Вновь побежало, заструилось белое полотно, на этот раз вспять. Черные провалы перемежались ослепительными вспышками так быстро, что не успел он опомниться, как очутился в бесконечной пустоте. Где не было ни верха ни низа, ни сторон горизонта. Не было ничего. Но каким-то образом видел, что его маленькое изогнутое тело витает, опускаясь и поднимаясь в клубящемся багровым светом пространстве. Сердце, если оно еще трепетало в груди, не могло вместить всего его величия. Сознание существовало отдельно: вот мое тело падает неизвестно куда. На мгновение он терял его из виду и вновь находил, отчего это погружение без начала и конца представлялось ему отрывистым и неровным, как цепочка волчьих следов на снежном насте.

Временами казалось, что он парит бесплотной птицей, и тут же – проваливался в преисподнюю с невообразимой скоростью. И сколько так продолжалось – неизвестно. Как вдруг неведомая сила подхватила, удержала его, остановив падение. Невесомое тело, поддерживаемое на чьих-то ладонях, свернулось, будто ребенок во чреве матери, зависло над краем бездны.

Хлынул белый матовый свет. И был он мягок, ласкающ, пронизывал все существо. Он нес с собой тихий мелодичный звон. Звон наплывал волнами, рассыпался на ангельские голоса, шелесты хрустальных трав и цветов, воркование птиц, переливы звонкой воды. И еще – будто кто смеялся радостно и счастливо. А человек, названный Павлом, висел, поддерживаемый могучей, все покоряющей силой, у входа в неведомый мир. Его словно взвешивали на невидимых весах, прежде чем окунуть или в беспросветную ужасающую тьму, или впустить туда, откуда шел этот завораживающий свет. Павла безудержно тянуло окунуться в ликующий мир и слиться с ним навсегда. Но страшно и невозможно было сделать последнее усилие. Какое – он и не знал.

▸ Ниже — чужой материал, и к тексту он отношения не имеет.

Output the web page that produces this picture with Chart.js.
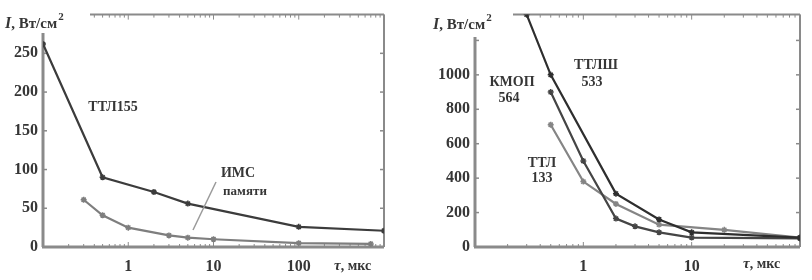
<!DOCTYPE html>
<html><head><meta charset="utf-8">
<script src="https://cdn.jsdelivr.net/npm/chart.js@4/dist/chart.umd.min.js"></script>
<style>
html,body{margin:0;padding:0;background:#fff;}
#wrap{position:relative;width:812px;height:280px;overflow:hidden;}
#c1{position:absolute;left:0;top:0;}
#c2{position:absolute;left:405px;top:0;}
</style></head>
<body><div id="wrap"><canvas id="c1" width="405" height="280"></canvas><canvas id="c2" width="407" height="280"></canvas></div>
<script>
// ---- Left panel data ----
const tauTTL155 = [0.1, 0.5, 2, 5, 100, 1000];
const iTTL155   = [262, 90, 71, 56, 26, 21];
const tauMem    = [0.3, 0.5, 1, 3, 5, 10, 100, 700];
const iMem      = [61, 41, 25, 15, 12, 10, 5, 4];
const leftXTicks = [1, 10, 100];
const leftYTicks = [0, 50, 100, 150, 200, 250];

// ---- Right panel data ----
const tauTTLSh = [0.3, 0.5, 2, 5, 10, 100];
const iTTLSh   = [1350, 1000, 310, 160, 85, 55];
const tauKMOP  = [0.5, 1, 2, 3, 5, 10, 100];
const iKMOP    = [900, 500, 165, 120, 85, 55, 50];
const tauTTL   = [0.5, 1, 2, 5, 20, 100];
const iTTL     = [710, 380, 250, 130, 100, 55];
const rightXTicks = [1, 10];
const rightYTicks = [0, 200, 400, 600, 800, 1000, 1200];
const rightYLabeled = [0, 200, 400, 600, 800, 1000];

const pts = (xs, ys) => xs.map((x, i) => ({x, y: ys[i]}));
const SERIF = "'Liberation Serif','DejaVu Serif',serif";
const TXT = '#363636';
const AX = '#8a8a8a';

function ds(label, xs, ys, color) {
  return {label, data: pts(xs, ys), borderColor: color, backgroundColor: color,
    borderWidth: 2.2, pointStyle: 'star', pointRadius: 3, pointBorderWidth: 1.5,
    pointHoverRadius: 3, tension: 0, fill: false};
}

function boxPlugin(cfg) {
  return {
    id: 'box',
    beforeDatasetsDraw(chart) {
      const {ctx, chartArea: a, scales: {x, y}} = chart;
      ctx.save();
      ctx.strokeStyle = AX;
      ctx.lineWidth = 3;
      ctx.beginPath(); ctx.moveTo(a.left, cfg.leftTop); ctx.lineTo(a.left, a.bottom); ctx.stroke();
      ctx.beginPath(); ctx.moveTo(a.left - 1, a.bottom); ctx.lineTo(a.right, a.bottom); ctx.stroke();
      ctx.lineWidth = 2;
      ctx.beginPath(); ctx.moveTo(cfg.topLeft, a.top); ctx.lineTo(a.right, a.top); ctx.stroke();
      ctx.beginPath(); ctx.moveTo(a.right, a.top); ctx.lineTo(a.right, a.bottom); ctx.stroke();
      ctx.lineWidth = 1.5;
      cfg.yTicks.forEach(v => {
        const py = y.getPixelForValue(v);
        if (py >= cfg.leftTop) { ctx.beginPath(); ctx.moveTo(a.left, py); ctx.lineTo(a.left + 4, py); ctx.stroke(); }
        ctx.beginPath(); ctx.moveTo(a.right, py); ctx.lineTo(a.right - 4, py); ctx.stroke();
      });
      const d0 = Math.floor(Math.log10(x.min)), d1 = Math.ceil(Math.log10(x.max));
      ctx.lineWidth = 1;
      for (let d = d0; d <= d1; d++) {
        for (let k = 1; k <= 9; k++) {
          const v = k * Math.pow(10, d);
          if (v < x.min * 0.999 || v > x.max * 1.001) continue;
          const px = x.getPixelForValue(v);
          const len = k === 1 ? 5 : 3;
          ctx.beginPath(); ctx.moveTo(px, a.bottom); ctx.lineTo(px, a.bottom - len); ctx.stroke();
          if (px >= cfg.topLeft) { ctx.beginPath(); ctx.moveTo(px, a.top); ctx.lineTo(px, a.top + len); ctx.stroke(); }
        }
      }
      ctx.restore();
    },
    afterDraw(chart) {
      const {ctx} = chart;
      ctx.save();
      ctx.fillStyle = TXT;
      ctx.textBaseline = 'alphabetic';
      let xx = cfg.yTitle[0], yy = cfg.yTitle[1];
      ctx.textAlign = 'left';
      ctx.font = 'italic bold 16px ' + SERIF;
      ctx.fillText('I', xx, yy); xx += ctx.measureText('I').width;
      ctx.font = 'bold 15px ' + SERIF;
      ctx.fillText(', Вт/см', xx, yy); xx += ctx.measureText(', Вт/см').width;
      ctx.font = 'bold 11px ' + SERIF;
      ctx.fillText('2', xx + 1, yy - 8);
      xx = cfg.xTitle[0]; yy = cfg.xTitle[1];
      ctx.font = 'italic bold 15px ' + SERIF;
      ctx.fillText('τ', xx, yy); xx += ctx.measureText('τ').width;
      ctx.font = 'bold 14px ' + SERIF;
      ctx.fillText(', мкс', xx, yy);
      ctx.textAlign = 'center'; ctx.textBaseline = 'middle';
      cfg.notes.forEach(n => { ctx.font = 'bold ' + n[3] + 'px ' + SERIF; ctx.fillText(n[0], n[1], n[2]); });
      if (cfg.arrow) {
        ctx.strokeStyle = '#9a9a9a'; ctx.lineWidth = 1.5;
        ctx.beginPath(); ctx.moveTo(cfg.arrow[0], cfg.arrow[1]); ctx.lineTo(cfg.arrow[2], cfg.arrow[3]); ctx.stroke();
      }
      ctx.restore();
    }
  };
}

function makeOptions(xmin, xmax, ymax, xTicks, yTicks, yLabeled, pad, yWidth) {
  return {
    responsive: false, animation: false, events: [],
    layout: {padding: pad},
    plugins: {legend: {display: false}, tooltip: {enabled: false}},
    scales: {
      x: {type: 'logarithmic', min: xmin, max: xmax,
        grid: {display: false, drawTicks: false}, border: {display: false},
        afterBuildTicks: s => { s.ticks = xTicks.map(v => ({value: v})); },
        afterFit: s => { s.height = 280 - 247 - pad.bottom; },
        ticks: {padding: 10, color: TXT, maxRotation: 0, autoSkip: false,
          font: {family: SERIF, size: 16, weight: 'bold'}, callback: v => String(v)}},
      y: {type: 'linear', min: 0, max: ymax,
        grid: {display: false, drawTicks: false}, border: {display: false},
        afterBuildTicks: s => { s.ticks = yTicks.map(v => ({value: v})); },
        afterFit: s => { s.width = yWidth; },
        ticks: {padding: 5, color: TXT, autoSkip: false,
          font: {family: SERIF, size: 16, weight: 'bold'},
          callback: v => yLabeled.includes(v) ? String(v) : ''}}
    }
  };
}

new Chart(document.getElementById('c1'), {
  type: 'line',
  data: {datasets: [
    ds('ТТЛ155', tauTTL155, iTTL155, '#3c3c3c'),
    ds('ИМС памяти', tauMem, iMem, '#7e7e7e')
  ]},
  options: makeOptions(0.1, 1000, 300, leftXTicks, leftYTicks, leftYTicks,
    {left: 0, right: 21, top: 13, bottom: 0}, 43),
  plugins: [boxPlugin({
    leftTop: 33, topLeft: 90, yTicks: leftYTicks,
    yTitle: [5, 28], xTitle: [334, 270],
    notes: [['ТТЛ155', 113, 107, 14], ['ИМС', 238, 173, 14], ['памяти', 245, 192, 13]],
    arrow: [216, 182, 193, 230]
  })]
});

new Chart(document.getElementById('c2'), {
  type: 'line',
  data: {datasets: [
    ds('ТТЛШ 533', tauTTLSh, iTTLSh, '#2e2e2e'),
    ds('КМОП 564', tauKMOP, iKMOP, '#454545'),
    ds('ТТЛ 133', tauTTL, iTTL, '#858585')
  ]},
  options: makeOptions(0.1, 100, 1350, rightXTicks, rightYTicks, rightYLabeled,
    {left: 0, right: 12, top: 13, bottom: 0}, 70),
  plugins: [boxPlugin({
    leftTop: 37, topLeft: 108, yTicks: rightYTicks,
    yTitle: [28, 29], xTitle: [338, 268],
    notes: [['ТТЛШ', 191, 65, 14], ['533', 187, 82, 14], ['КМОП', 107, 82, 14], ['564', 104, 98, 14],
            ['ТТЛ', 137, 163, 14], ['133', 137, 178, 14]],
    arrow: null
  })]
});
</script>
</body></html>
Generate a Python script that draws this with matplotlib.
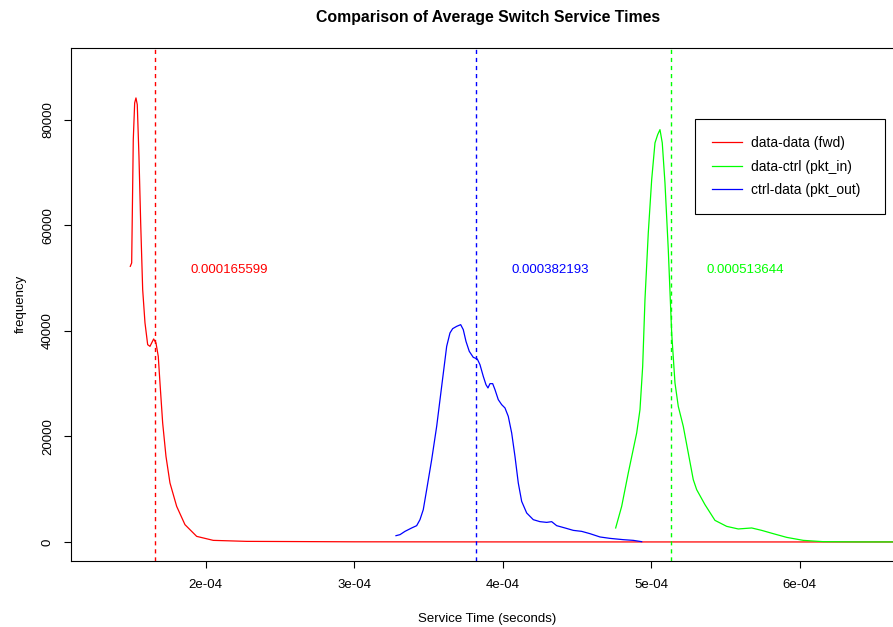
import numpy as np
import matplotlib
matplotlib.use("Agg")
import matplotlib.pyplot as plt

plt.rcParams['font.family'] = ['Liberation Sans', 'DejaVu Sans']

# density curves of the switch service times (seconds, frequency)
fwd_t = [1.4923e-4, 1.5017e-4, 1.5125e-4, 1.5219e-4, 1.5306e-4, 1.5394e-4, 1.5508e-4,
         1.5623e-4, 1.5758e-4, 1.5912e-4, 1.6094e-4, 1.6249e-4, 1.6384e-4, 1.6498e-4,
         1.6653e-4, 1.6808e-4, 1.6923e-4, 1.7104e-4, 1.7327e-4, 1.7596e-4, 1.8047e-4,
         1.8606e-4, 1.9394e-4, 2.0512e-4, 2.2761e-4, 3.0e-4, 4.0e-4, 5.0e-4, 6.0e-4, 7.0e-4]
fwd_f = [52197, 52841, 76193, 83144, 84091, 82822, 73030,
         60473, 47784, 41534, 37367, 37045, 37803, 38447,
         37689, 35152, 30114, 22538, 16212, 11174, 6742,
         3277, 1061, 303, 114, 30, 10, 5, 2, 1]

pkt_in_t = [4.7609e-4, 4.8013e-4, 4.8458e-4, 4.9024e-4, 4.9246e-4, 4.9428e-4, 4.9582e-4,
            4.9805e-4, 5.0034e-4, 5.0256e-4, 5.0438e-4, 5.0593e-4, 5.0747e-4, 5.0929e-4,
            5.1152e-4, 5.1380e-4, 5.1603e-4, 5.1825e-4, 5.2162e-4, 5.2498e-4, 5.2835e-4,
            5.3064e-4, 5.3623e-4, 5.4296e-4, 5.5084e-4, 5.5865e-4, 5.6768e-4, 5.7441e-4,
            5.8222e-4, 5.9125e-4, 6.0242e-4, 6.1589e-4, 6.3838e-4, 7.0e-4]
pkt_in_f = [2652, 6742, 13068, 20644, 25057, 33258, 45890,
            58523, 68617, 75568, 77140, 78087, 75568, 67992,
            55360, 39583, 30114, 25682, 21894, 16856, 11799,
            9905, 7064, 4091, 2955, 2462, 2652, 2197,
            1572, 871, 303, 57, 10, 2]

pkt_out_t = [3.2815e-4, 3.3084e-4, 3.3421e-4, 3.3872e-4, 3.4209e-4, 3.4431e-4, 3.4653e-4,
             3.4882e-4, 3.5219e-4, 3.5556e-4, 3.5892e-4, 3.6229e-4, 3.6451e-4, 3.6633e-4,
             3.6902e-4, 3.7172e-4, 3.7347e-4, 3.7529e-4, 3.7751e-4, 3.8020e-4, 3.8290e-4,
             3.8471e-4, 3.8694e-4, 3.8875e-4, 3.9010e-4, 3.9145e-4, 3.9327e-4, 3.9482e-4,
             3.9704e-4, 3.9933e-4, 4.0155e-4, 4.0377e-4, 4.0606e-4, 4.0828e-4, 4.1051e-4,
             4.1279e-4, 4.1616e-4, 4.2061e-4, 4.2512e-4, 4.2963e-4, 4.3300e-4, 4.3636e-4,
             4.4195e-4, 4.4754e-4, 4.5320e-4, 4.5879e-4, 4.6552e-4, 4.7226e-4, 4.8121e-4,
             4.8795e-4, 4.9360e-4]
pkt_out_f = [1193, 1383, 2008, 2652, 3087, 4223, 6117,
             9905, 15587, 21894, 29470, 37045, 39583, 40398,
             40833, 41155, 40208, 37992, 36098, 34962, 34659,
             33580, 31364, 29792, 29167, 29981, 29981, 28845,
             26951, 26004, 25379, 23788, 20644, 16212, 11174,
             7689, 5492, 4223, 3845, 3712, 3845, 3087,
             2652, 2197, 2008, 1572, 947, 682, 436,
             303, 57]

means = [0.000165599, 0.000382193, 0.000513644]
mean_colors = ['#ff0000', '#0000ff', '#00ff00']
series_names = ['data-data (fwd)', 'data-ctrl (pkt_in)', 'ctrl-data (pkt_out)']

xticks = [2e-4, 3e-4, 4e-4, 5e-4, 6e-4]
xtick_labels = ['2e-04', '3e-04', '4e-04', '5e-04', '6e-04']
yticks = [0, 20000, 40000, 60000, 80000]

fig = plt.figure(figsize=(8.93, 6.27), dpi=100)
ax = fig.add_axes([0.0798, 0.1053, 0.9325, 0.8186])

l1, = ax.plot(fwd_t, fwd_f, color='#ff0000', lw=0.9)
l2, = ax.plot(pkt_in_t, pkt_in_f, color='#00ff00', lw=0.9)
l3, = ax.plot(pkt_out_t, pkt_out_f, color='#0000ff', lw=0.9)

# mean markers with their values
for m, c in zip(means, mean_colors):
    ax.axvline(m, color=c, lw=1.0, dashes=(3.0, 2.8))
    ax.text(m + 5e-5, 51500, '%.9f' % m, color=c,
            fontsize=9.5, ha='center', va='center')

ax.set_xlim(1.0949e-4, 6.7024e-4)
ax.set_ylim(-3600, 93600)
ax.set_xticks(xticks)
ax.set_xticklabels(xtick_labels)
ax.set_yticks(yticks)
ax.set_yticklabels([str(v) for v in yticks], rotation=90, va='center')
ax.tick_params(axis='both', direction='out', length=5, width=0.8, labelsize=9.5)
ax.tick_params(axis='x', pad=8)
ax.tick_params(axis='y', pad=7.5)
for side in ['left', 'top', 'bottom', 'right']:
    ax.spines[side].set_linewidth(0.8)

ax.set_title('Comparison of Average Switch Service Times', fontsize=11.4,
             fontweight='bold', pad=18.5)
ax.set_xlabel('Service Time (seconds)', fontsize=9.5, labelpad=16)
ax.set_ylabel('frequency', fontsize=9.5, labelpad=11)

leg = ax.legend([l1, l2, l3], series_names, loc='upper left',
                bbox_to_anchor=(695 / 893, 1 - 119.3 / 627 - 0.01, 190 / 893, 0.01),
                bbox_transform=fig.transFigure, mode='expand',
                fontsize=10, fancybox=False, framealpha=1, edgecolor='black',
                borderpad=1.2, handlelength=2.2, handletextpad=0.65,
                labelspacing=0.69, borderaxespad=0)
leg.get_frame().set_linewidth(0.8)

fig.savefig('out.png', dpi=100)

Изо всех сил он стремился к нему и почти дотянулся, всего ничего отделяло его от источника божественного света. И было уже различил в сверкающих туманах очертания небесного огня, сияющих существ. И уже учился их плавным движениям. Ликующая музыка страстно и стройно зазвучала в нем, делая его всего прозрачным и певучим. Он едва не рассмеялся, счастливо и освобождено, как свет вокруг стремительно собрался в единый ослепительный луч. Тонкая сверкающая спица пронзила пространство и, будто отразившись о грань алмаза, превратилась в раскаленную точку. В нее, как в воронку, втянуло беспомощного человечка, понесло по спирали назад.

…Белое полотно пошло рябью, дрогнуло, разгладилось от морщин и вовсе исчезло. Мир установился в его привычных очертаниях. Павел Иванович, не зная, то ли радоваться, то ли печалиться, что заглянул в это немыслимое далеко, вытер старческие слезы. Набрался духу и твердо сказал себе: «Стало быть, я и там еще никому не нужен, поживу еще». Почувствовал, как навалилась спасительная усталость, смежил веки и уснул.